On Yoga Class
November 10th, 2007Will Hines and I did yoga today We are unlikely yoga people… people least like to do yoga, so we went together to cancel each other out. He had actually done it twice before, I was a total novice.
We went to Om NYC where they had a super basic intro course for $5. I pulled my shoulder almost immediately doing the least strenuous move of the class. Like putting my hands above my head. And anything where I had to support any portion of my weight on my hands, I felt like my wrists were about to snap in two. I have the dainty wrists and fingers of a 90 year old Southern belle.

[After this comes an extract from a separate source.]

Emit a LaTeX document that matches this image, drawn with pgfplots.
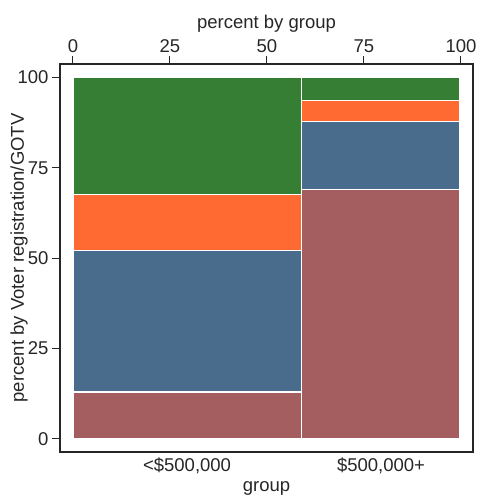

The 90 minute class passed pretty quickly and the teacher was very normal and non judgmental and not hippie-ish, but there was some kind of questionable music played at some point. I guess they do what they can to offset the almost constant sirens outside. It makes me think—environmentally—people just shouldn’t do yoga in New York City. It doesn’t go. Like ordering Chinese takeout in Maine… don’t do it. They’re going to fuck it up.
I would go back even though I don’t quite know how I feel about it. I know I should be doing something like yoga… something exercisey or physical or calming or whatever, but the cool down meditation where we were supposed to just be calm and breathing I couldn’t shake a weird creeping depression that made me feel much worse than when I walked in. Not an intellectual depression like “I suck at yoga” or “I’m wasting my life” but an emotive non-specific feeling like being dropped into a tank of slightly uncomfortably cold water.
On the plus side, at least no one was jerking off in the class.